[begin SOURCE MATERIAL]
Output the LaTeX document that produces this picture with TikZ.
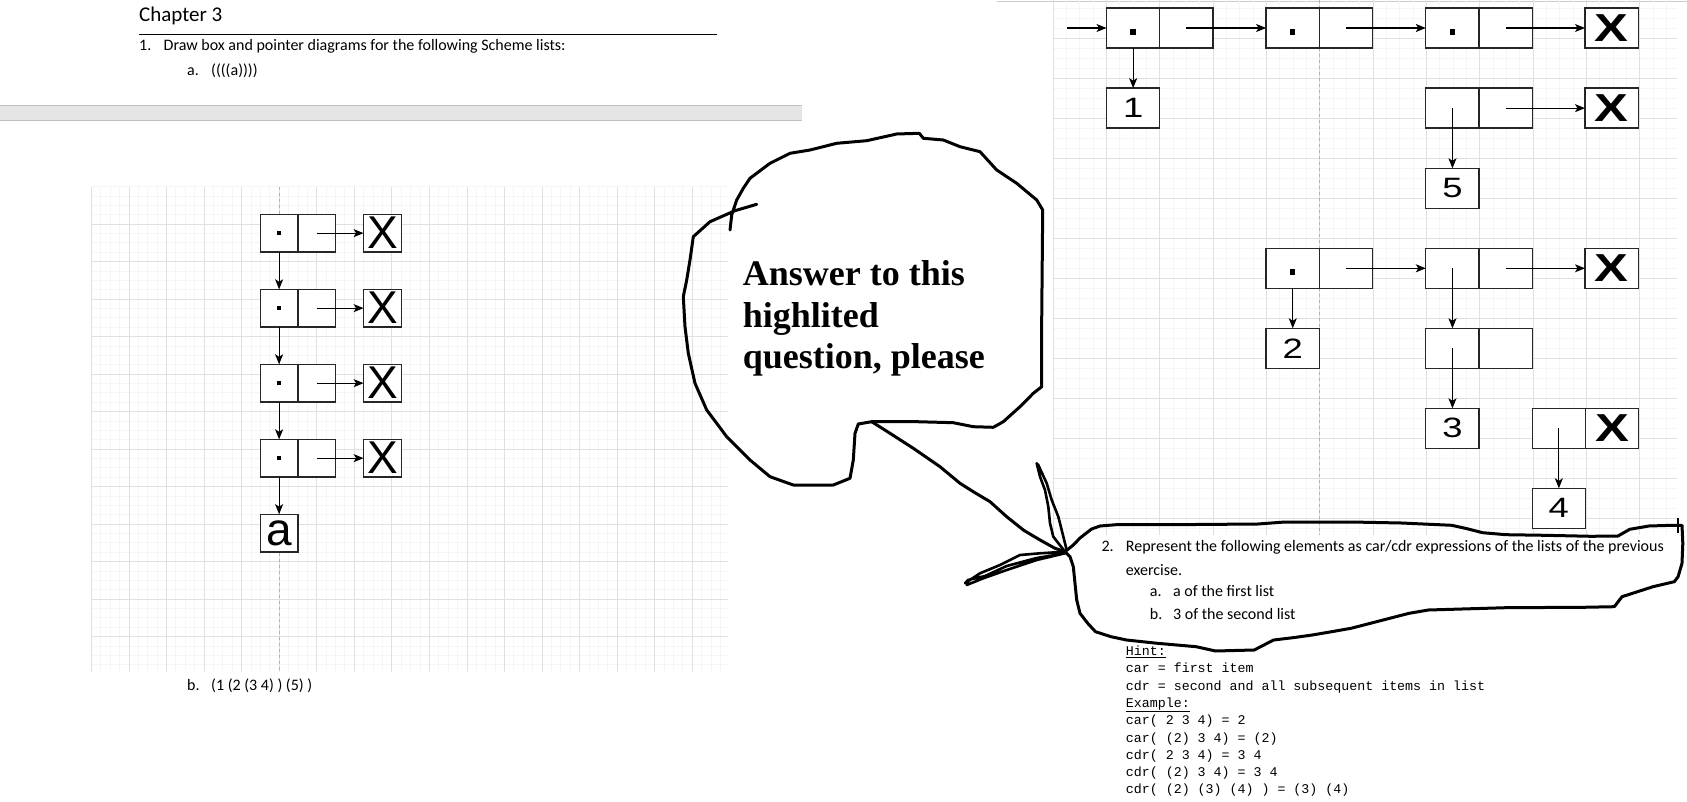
\documentclass[tikz,border=0pt]{standalone}
\usepackage{fontspec}
\usepackage{graphicx}
\setmainfont{Carlito}
\newfontfamily\arialfont{Liberation Sans}
\newfontfamily\timesfont{Liberation Serif}
\newfontfamily\courierfont{Liberation Mono}
\usetikzlibrary{positioning,arrows.meta}
\newcommand{\stretchx}[1]{\scalebox{1.3}[1]{#1}}
\tikzset{
  minorline/.style={draw=black!4, line width=1pt},
  majorline/.style={draw=black!12, line width=1pt},
  guide/.style={draw=black!30, dashed, line width=0.8pt},
  box/.style={draw=black!85, line width=1.3pt, fill=white, inner sep=0pt, outer sep=0pt},
  leftbox/.style={box, minimum width=37.6pt, minimum height=37.7pt, font=\arialfont\fontsize{46}{46}\selectfont},
  rightbox/.style={box, minimum width=53.3pt, minimum height=40pt, font=\arialfont\fontsize{28}{28}\selectfont},
  nilbox/.style={rightbox, font=\arialfont\bfseries\fontsize{39}{39}\selectfont},
  ptr/.style={-{Stealth[length=10pt,width=8pt,inset=2.5pt]}, line width=1.2pt},
  scribble/.style={line width=3pt, line join=round, line cap=round},
  question/.style={anchor=base west, inner sep=0pt, font=\fontsize{16}{19}\selectfont},
  hint/.style={anchor=base west, inner sep=0pt, font=\courierfont\fontsize{13.3}{16}\selectfont},
}
\begin{document}
\begin{tikzpicture}[x=1pt, y=-1pt]
  \useasboundingbox (0,0) rectangle (1687,802);
  \fill[white] (0,0) rectangle (1687,802);

  % page header
  \node[anchor=base west, inner sep=0pt, font=\fontsize{21}{25}\selectfont] (chapter) at (139,22) {Chapter 3};
  \draw[line width=0.9pt] (139,34) -- (717,34);
  \node[question] (q1num) at (139,50.7) {1.};
  \node[question] (q1text) at (163.5,50.7) {Draw box and pointer diagrams for the following Scheme lists:};
  \node[question] (q1anum) at (187,76) {a.};
  \node[question] (q1atext) at (211,76) {((((a))))};
  \fill[black!10] (0,105) rectangle (802,120.7);
  \draw[black!25] (0,105) -- (802,105) (0,120.7) -- (802,120.7);
  \draw[black!20] (997,1) -- (1687,1);

  % left grid
  \foreach \i in {0,...,67}
    \draw[minorline] ({91.5+9.3875*\i},186.7) -- ({91.5+9.3875*\i},671.7);
  \foreach \j in {0,...,51}
    \draw[minorline] (91.5,{186.7+9.375*\j}) -- (728,{186.7+9.375*\j});
  \foreach \i in {0,4,...,64}
    \draw[majorline] ({91.5+9.3875*\i},186.7) -- ({91.5+9.3875*\i},671.7);
  \foreach \j in {4,8,...,48}
    \draw[majorline] (91.5,{186.7+9.375*\j}) -- (728,{186.7+9.375*\j});
  \draw[guide] (279.1,186.7) -- (279.1,671.7);

  % right grid
  \foreach \i in {0,...,46}
    \draw[minorline] ({1053.3+13.33*\i},0) -- ({1053.3+13.33*\i},535);
  \foreach \j in {1,...,53}
    \draw[minorline] (1053.3,{-1.7+10*\j}) -- (1676.7,{-1.7+10*\j});
  \foreach \i in {0,4,...,44}
    \draw[majorline] ({1053.3+13.33*\i},0) -- ({1053.3+13.33*\i},535);
  \foreach \j in {4,8,...,52}
    \draw[majorline] (1053.3,{-1.7+10*\j}) -- (1676.7,{-1.7+10*\j});
  \draw[guide] (1319.3,0) -- (1319.3,535);

  % (((a)))
  \foreach \r/\y in {1/233.15,2/308.15,3/383.15,4/458.15} {
    \node[leftbox] (car\r) at (279.1,\y) {};
    \node[leftbox, right=0pt of car\r] (cdr\r) {};
    \node[leftbox, minimum width=37.7pt] (nil\r) at (382.45,\y) {X};
    \fill (car\r.center) +(-2.3,-2.3) rectangle +(2.3,2.3);
    \draw[ptr] (cdr\r.center) -- (nil\r.west);
  }
  \node[leftbox] (atom) at (279.1,533) {a};
  \foreach \r/\s in {1/2,2/3,3/4}
    \draw[ptr] (car\r.south) -- (car\s.north);
  \draw[ptr] (car4.south) -- (atom.north);
  \node[question] (q1bnum) at (187,690) {b.};
  \node[question] (q1btext) at (211,690) {(1 (2 (3 4) ) (5) )};

  % (1 (2 (3 4)) (5))
  \coordinate (start) at (1067,28);
  \node[rightbox] (p1car) at (1133.15,28) {};
  \node[rightbox, right=0pt of p1car] (p1cdr) {};
  \node[rightbox] (p2car) at (1292.75,28) {};
  \node[rightbox, right=0pt of p2car] (p2cdr) {};
  \node[rightbox] (p3car) at (1452.45,28) {};
  \node[rightbox, right=0pt of p3car] (p3cdr) {};
  \node[nilbox] (p3nil) at (1611.65,28) {\stretchx{X}};
  \node[rightbox] (one) at (1133.15,108.15) {\stretchx{1}};
  \node[rightbox] (q1car) at (1452.45,108.15) {};
  \node[rightbox, right=0pt of q1car] (q1cdr) {};
  \node[nilbox] (q1nil) at (1611.65,108.15) {\stretchx{X}};
  \node[rightbox] (five) at (1452.45,188.3) {\stretchx{5}};
  \node[rightbox] (r1car) at (1292.75,268.3) {};
  \node[rightbox, right=0pt of r1car] (r1cdr) {};
  \node[rightbox] (r2car) at (1452.45,268.3) {};
  \node[rightbox, right=0pt of r2car] (r2cdr) {};
  \node[nilbox] (r2nil) at (1611.65,268.3) {\stretchx{X}};
  \node[rightbox] (two) at (1292.75,348.3) {\stretchx{2}};
  \node[rightbox] (r3car) at (1452.45,348.3) {};
  \node[rightbox, right=0pt of r3car] (r3cdr) {};
  \node[rightbox] (three) at (1452.45,428.3) {\stretchx{3}};
  \node[rightbox] (r4car) at (1558.85,428.3) {};
  \node[nilbox, right=0pt of r4car] (r4cdr) {\stretchx{X}};
  \node[rightbox] (four) at (1558.85,508.3) {\stretchx{4}};
  \foreach \c in {p1car,p2car,p3car,r1car}
    \fill (\c.center) +(-2.7,1.2) rectangle +(2.7,6.6);
  \draw[ptr] (start) -- (p1car.west);
  \draw[ptr] (p1cdr.center) -- (p2car.west);
  \draw[ptr] (p2cdr.center) -- (p3car.west);
  \draw[ptr] (p3cdr.center) -- (p3nil.west);
  \draw[ptr] (p1car.south) -- (one.north);
  \draw[ptr] (q1cdr.center) -- (q1nil.west);
  \draw[ptr] (q1car.center) -- (five.north);
  \draw[ptr] (r1car.south) -- (two.north);
  \draw[ptr] (r1cdr.center) -- (r2car.west);
  \draw[ptr] (r2cdr.center) -- (r2nil.west);
  \draw[ptr] (r2car.center) -- (r3car.north);
  \draw[ptr] (r3car.center) -- (three.north);
  \draw[ptr] (r4car.center) -- (four.north);

  % question 2 and hint
  \node[question] (q2num) at (1101.3,551.5) {2.};
  \node[question] (q2text) at (1125.7,551.5) {Represent the following elements as car/cdr expressions of the lists of the previous};
  \node[question] (q2more) at (1125.7,575) {exercise.};
  \node[question] (q2anum) at (1149.7,596.5) {a.};
  \node[question] (q2atext) at (1172.9,596.5) {a of the first list};
  \node[question] (q2bnum) at (1149.7,619) {b.};
  \node[question] (q2btext) at (1172.9,619) {3 of the second list};
  \foreach \k/\txt in {0/\underline{Hint:}, 1/car = first item,
      2/cdr = second and all subsequent items in list, 3/\underline{Example:},
      4/car( 2 3 4) = 2, 5/car( (2) 3 4) = (2), 6/cdr( 2 3 4) = 3 4,
      7/cdr( (2) 3 4) = 3 4, 8/cdr( (2) (3) (4) ) = (3) (4)}
    \node[hint] (hint\k) at (1125.7,{655.5+17.3*\k}) {\txt};

  % speech bubble
  \draw[scribble] (756.7,204.3) -- (735,210.7) -- (710,221.7) -- (693.3,236.7) -- (690,260) -- (686.7,280)
    -- (683.3,296.7) -- (685,326.7) -- (688.3,353.3) -- (695,383.3) -- (706.7,410) -- (726.7,436.7)
    -- (750,460) -- (770,476.7) -- (793.3,485) -- (833.3,485) -- (850,478.3) -- (853.3,460)
    -- (855,433.3) -- (858.3,424) -- (871.7,421.7) -- (916.7,421.7) -- (953.3,422.7) -- (973.3,426.7)
    -- (993.3,427.3) -- (1003.3,421.7) -- (1020,406.7) -- (1033.3,393.3) -- (1041.7,386.7)
    -- (1041.7,320) -- (1042.7,210) -- (1036.7,200) -- (1016.7,183.3) -- (996.7,170) -- (980,151.7)
    -- (960,146.7) -- (943.3,140) -- (923.3,138.3) -- (919.3,133.3) -- (896.7,134) -- (866.7,140.7)
    -- (836.7,143.3) -- (810,150) -- (790,153.3) -- (770,163.3) -- (750,178.3) -- (743.3,188.3)
    -- (736.7,200) -- (731.7,215) -- (730,230);
  \node[anchor=base west, inner sep=0pt, align=left, font=\timesfont\bfseries\fontsize{36}{41.3}\selectfont]
    (plea) at (742.7,368.3) {Answer to this\\highlited\\question, please};
  \draw[scribble] (871.7,421.7) -- (890,433.3) -- (913.3,448.3) -- (940,466.7) -- (960,483.3)
    -- (973.3,491.7) -- (990,501.7) -- (1006.7,516.7) -- (1023.3,530) -- (1040,540) -- (1055,548.3)
    -- (1065,551.7);
  \draw[scribble, line width=2.6pt] (1065,551.7) -- (1053.3,536.7) -- (1050,523.3) -- (1048.3,506.7)
    -- (1045,490) -- (1040,476.7) -- (1036.7,463.3) -- (1038.3,465) -- (1046.7,483.3) -- (1051.7,500)
    -- (1058.3,516.7) -- (1061.7,530) -- (1066.7,550);
  \draw[scribble, line width=2.6pt] (1065,551.7) -- (1040,553.3) -- (1020,555) -- (1000,565) -- (980,573.3)
    -- (965,583.3) -- (968,580) -- (985,576) -- (1006.7,566) -- (1036.7,558) -- (1065,553.3)
    -- (1036.7,560) -- (1006.7,570) -- (983.3,578.3) -- (966.7,585);
  \draw[scribble] (1065,551.7) -- (1073.3,545) -- (1080,538) -- (1091.6,529) -- (1100,526)
    -- (1118.7,524.5) -- (1196,524.5) -- (1258,524) -- (1285,522) -- (1351,522) -- (1401.3,523)
    -- (1451.7,525.3) -- (1467,528.7) -- (1482.6,532.7) -- (1505.9,534.7) -- (1544.6,535.3)
    -- (1591,536.3) -- (1618,536) -- (1629.7,529.3) -- (1649,526) -- (1672.3,525.3) -- (1682,525.3)
    -- (1682.8,543.3) -- (1682,563.3) -- (1678.1,576.7) -- (1674.3,581.7) -- (1653,586.7)
    -- (1637.5,591.7) -- (1622,596.7) -- (1614.3,606.7) -- (1583.3,607.3) -- (1505.9,607.7)
    -- (1428.4,610) -- (1409.1,613.3) -- (1389.7,618.3) -- (1370.4,623.3) -- (1351,628.3)
    -- (1331.6,631.7) -- (1312.3,635) -- (1292.9,637.7) -- (1273.6,640) -- (1254.2,650)
    -- (1215.5,651) -- (1196.1,646.7) -- (1157.4,643.3) -- (1126.5,640) -- (1111,636.7)
    -- (1095.5,631.7) -- (1087.7,623.3) -- (1080,613.3) -- (1076.7,600) -- (1075,583.3)
    -- (1073.3,566.7) -- (1070,556.7) -- (1065,551.7);
  \draw[line width=1.2pt] (1678,518) -- (1678,533);
\end{tikzpicture}
\end{document}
[end SOURCE MATERIAL]
WHAT YOU WILL DO :: Using the listing above, state the number of lines that hold "this", with no other text.

RESULT OF THE EXERCISE :: 2